**The problem:** Copy each line of the data below exactly, leaving out pictures.

•••••

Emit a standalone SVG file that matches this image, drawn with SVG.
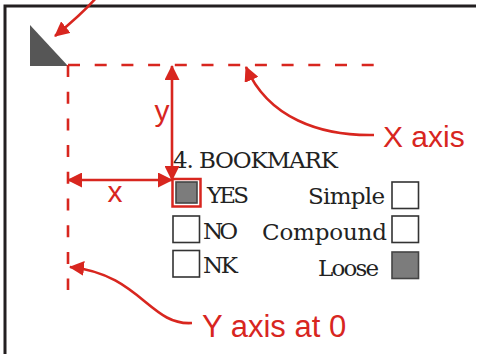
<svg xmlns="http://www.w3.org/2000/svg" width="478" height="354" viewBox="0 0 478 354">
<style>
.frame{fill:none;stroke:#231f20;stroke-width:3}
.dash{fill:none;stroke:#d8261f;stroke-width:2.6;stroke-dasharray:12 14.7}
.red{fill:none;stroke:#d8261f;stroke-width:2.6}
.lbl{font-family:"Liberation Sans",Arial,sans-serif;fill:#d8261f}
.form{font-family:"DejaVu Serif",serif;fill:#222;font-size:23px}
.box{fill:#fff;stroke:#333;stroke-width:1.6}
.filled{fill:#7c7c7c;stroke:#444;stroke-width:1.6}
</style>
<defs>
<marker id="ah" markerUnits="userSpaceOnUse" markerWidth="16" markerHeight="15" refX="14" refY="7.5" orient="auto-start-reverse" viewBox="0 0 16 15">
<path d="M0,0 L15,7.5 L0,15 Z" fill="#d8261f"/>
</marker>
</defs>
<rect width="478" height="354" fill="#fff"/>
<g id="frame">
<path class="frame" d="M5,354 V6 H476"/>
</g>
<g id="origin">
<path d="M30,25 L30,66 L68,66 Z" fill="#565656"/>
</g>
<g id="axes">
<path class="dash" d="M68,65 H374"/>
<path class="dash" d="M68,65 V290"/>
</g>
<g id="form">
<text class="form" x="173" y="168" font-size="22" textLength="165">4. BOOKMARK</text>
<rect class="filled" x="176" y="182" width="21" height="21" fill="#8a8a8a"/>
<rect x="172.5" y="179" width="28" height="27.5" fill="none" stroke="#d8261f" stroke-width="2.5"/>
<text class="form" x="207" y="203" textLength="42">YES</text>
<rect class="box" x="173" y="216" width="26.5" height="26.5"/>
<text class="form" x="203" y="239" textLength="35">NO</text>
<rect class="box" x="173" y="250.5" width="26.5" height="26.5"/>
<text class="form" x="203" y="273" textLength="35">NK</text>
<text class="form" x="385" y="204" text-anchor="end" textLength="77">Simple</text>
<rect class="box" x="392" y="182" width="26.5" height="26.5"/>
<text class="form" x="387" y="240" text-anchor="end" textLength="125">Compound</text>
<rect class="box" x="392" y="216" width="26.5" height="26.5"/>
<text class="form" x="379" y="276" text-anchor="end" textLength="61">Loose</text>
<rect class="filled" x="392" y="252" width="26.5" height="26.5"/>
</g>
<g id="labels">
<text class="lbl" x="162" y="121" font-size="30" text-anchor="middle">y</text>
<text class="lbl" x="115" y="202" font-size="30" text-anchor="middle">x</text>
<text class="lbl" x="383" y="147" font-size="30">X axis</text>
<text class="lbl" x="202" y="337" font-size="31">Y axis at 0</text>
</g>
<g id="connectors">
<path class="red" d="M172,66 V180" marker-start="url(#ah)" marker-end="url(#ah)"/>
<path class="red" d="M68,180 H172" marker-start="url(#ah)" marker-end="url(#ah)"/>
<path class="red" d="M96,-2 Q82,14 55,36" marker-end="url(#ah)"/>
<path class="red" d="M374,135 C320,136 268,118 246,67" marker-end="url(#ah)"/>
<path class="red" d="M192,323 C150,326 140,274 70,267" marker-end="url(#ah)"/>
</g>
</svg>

•••••

**Exercise output:**
Emit a standalone SVG file that matches this image, drawn with SVG.
<svg xmlns="http://www.w3.org/2000/svg" width="478" height="354" viewBox="0 0 478 354">
<style>
.frame{fill:none;stroke:#231f20;stroke-width:3}
.dash{fill:none;stroke:#d8261f;stroke-width:2.6;stroke-dasharray:12 14.7}
.red{fill:none;stroke:#d8261f;stroke-width:2.6}
.lbl{font-family:"Liberation Sans",Arial,sans-serif;fill:#d8261f}
.form{font-family:"DejaVu Serif",serif;fill:#222;font-size:23px}
.box{fill:#fff;stroke:#333;stroke-width:1.6}
.filled{fill:#7c7c7c;stroke:#444;stroke-width:1.6}
</style>
<defs>
<marker id="ah" markerUnits="userSpaceOnUse" markerWidth="16" markerHeight="15" refX="14" refY="7.5" orient="auto-start-reverse" viewBox="0 0 16 15">
<path d="M0,0 L15,7.5 L0,15 Z" fill="#d8261f"/>
</marker>
</defs>
<rect width="478" height="354" fill="#fff"/>
<g id="frame">
<path class="frame" d="M5,354 V6 H476"/>
</g>
<g id="origin">
<path d="M30,25 L30,66 L68,66 Z" fill="#565656"/>
</g>
<g id="axes">
<path class="dash" d="M68,65 H374"/>
<path class="dash" d="M68,65 V290"/>
</g>
<g id="form">
<text class="form" x="173" y="168" font-size="22" textLength="165">4. BOOKMARK</text>
<rect class="filled" x="176" y="182" width="21" height="21" fill="#8a8a8a"/>
<rect x="172.5" y="179" width="28" height="27.5" fill="none" stroke="#d8261f" stroke-width="2.5"/>
<text class="form" x="207" y="203" textLength="42">YES</text>
<rect class="box" x="173" y="216" width="26.5" height="26.5"/>
<text class="form" x="203" y="239" textLength="35">NO</text>
<rect class="box" x="173" y="250.5" width="26.5" height="26.5"/>
<text class="form" x="203" y="273" textLength="35">NK</text>
<text class="form" x="385" y="204" text-anchor="end" textLength="77">Simple</text>
<rect class="box" x="392" y="182" width="26.5" height="26.5"/>
<text class="form" x="387" y="240" text-anchor="end" textLength="125">Compound</text>
<rect class="box" x="392" y="216" width="26.5" height="26.5"/>
<text class="form" x="379" y="276" text-anchor="end" textLength="61">Loose</text>
<rect class="filled" x="392" y="252" width="26.5" height="26.5"/>
</g>
<g id="labels">
<text class="lbl" x="162" y="121" font-size="30" text-anchor="middle">y</text>
<text class="lbl" x="115" y="202" font-size="30" text-anchor="middle">x</text>
<text class="lbl" x="383" y="147" font-size="30">X axis</text>
<text class="lbl" x="202" y="337" font-size="31">Y axis at 0</text>
</g>
<g id="connectors">
<path class="red" d="M172,66 V180" marker-start="url(#ah)" marker-end="url(#ah)"/>
<path class="red" d="M68,180 H172" marker-start="url(#ah)" marker-end="url(#ah)"/>
<path class="red" d="M96,-2 Q82,14 55,36" marker-end="url(#ah)"/>
<path class="red" d="M374,135 C320,136 268,118 246,67" marker-end="url(#ah)"/>
<path class="red" d="M192,323 C150,326 140,274 70,267" marker-end="url(#ah)"/>
</g>
</svg>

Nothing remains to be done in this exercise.